Project Gator would qualify for a grant of 50% of the county ad valorem tangible personal property tax on the capital investment for three years. There is an annual reporting requirement for eligibility.
Project plans show the complex would include the main manufacturing building, hot oil room, granule silos building, filler silo and product warehouse as well as an oxidizer plant, crushing plant and spur railways, according to the permit application.
It also includes storage, stockpile, loading and offloading areas along with roadways and utility and stormwater infrastructure.
IKO.com says the family-owned company is a worldwide leader in the roofing, waterproofing and insulation industry for residential and commercial markets.
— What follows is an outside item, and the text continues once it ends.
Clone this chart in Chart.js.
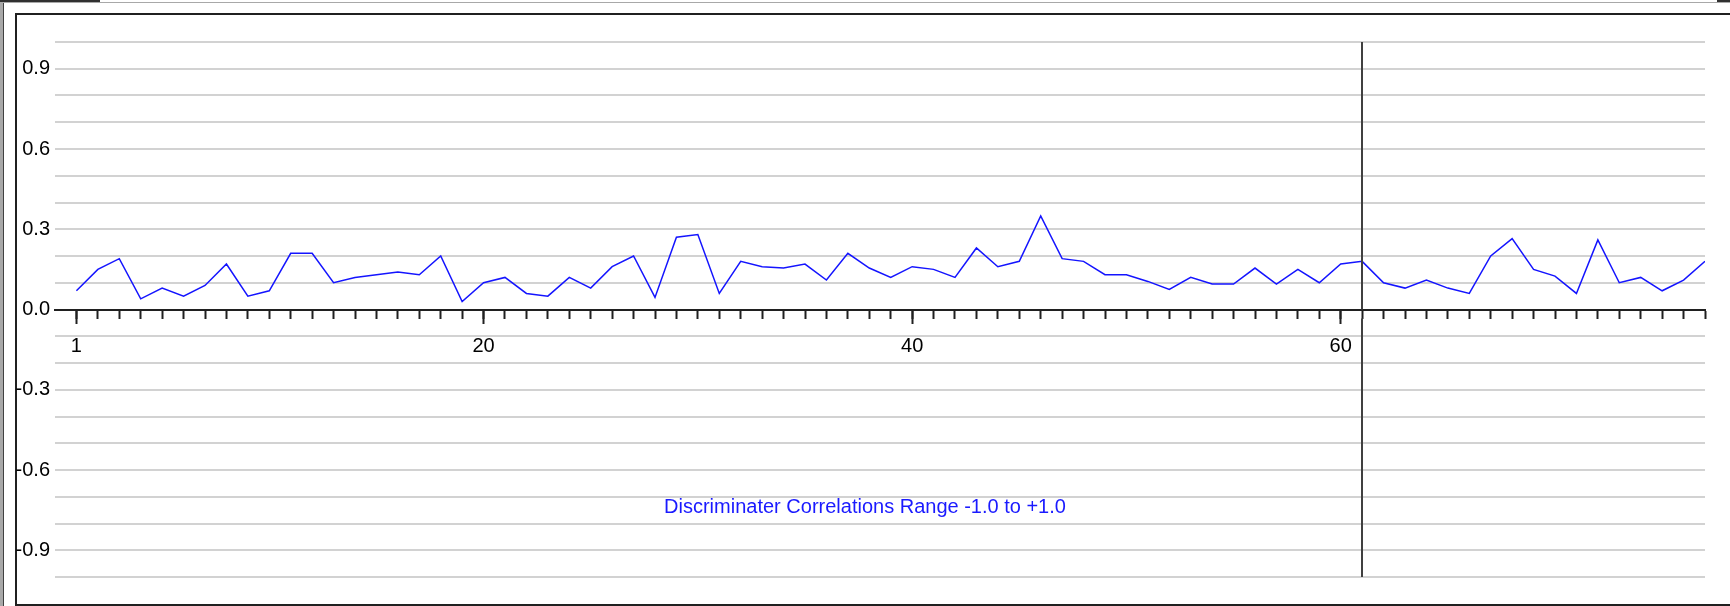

It operates more than 35 manufacturing plants throughout North America and Europe.
IKO South in Wilmington, Delaware, is listed as the applicant and operator of the Clay County manufacturing complex. Tetra Tech Inc. is the civil engineering and environmental consultant.
IKO South Inc. registered with the state Jan. 25, 2022.
IKO.com describes the company, founded in 1951, as “a pioneer and leader in the global roofing and related products industry.”
In North America, its headquarters is in Brampton, Ontario. There are 13 manufacturing plants and facilities supplying finished goods and raw materials.
In the U.S., IKO’s corporate headquarters is in Wilmington.
IKO.com said it opened its first U.S.-based asphalt shingle plants in Delaware, Illinois and Ohio in 1981 and exports to about 100 countries.
Its U.S. sales and manufacturing plants are IKO Pacific Inc. in Sumas, Washington; IKO Southeast Inc. in Sylacauga, Alabama; IKO Midwest Inc. in Kankakee, Illinois; IKO Southwest in Hillsboro, Texas.
In April 2022, IKO announced the grand opening of its newest production facility in Hagerstown, Maryland. The $70 million, 460,000-square-foot facility opened with 40 employees and the possibility of expansion to meet consumer demand as the business grows.
IKO announced the plant in 2019 and it began producing in the second half of 2021.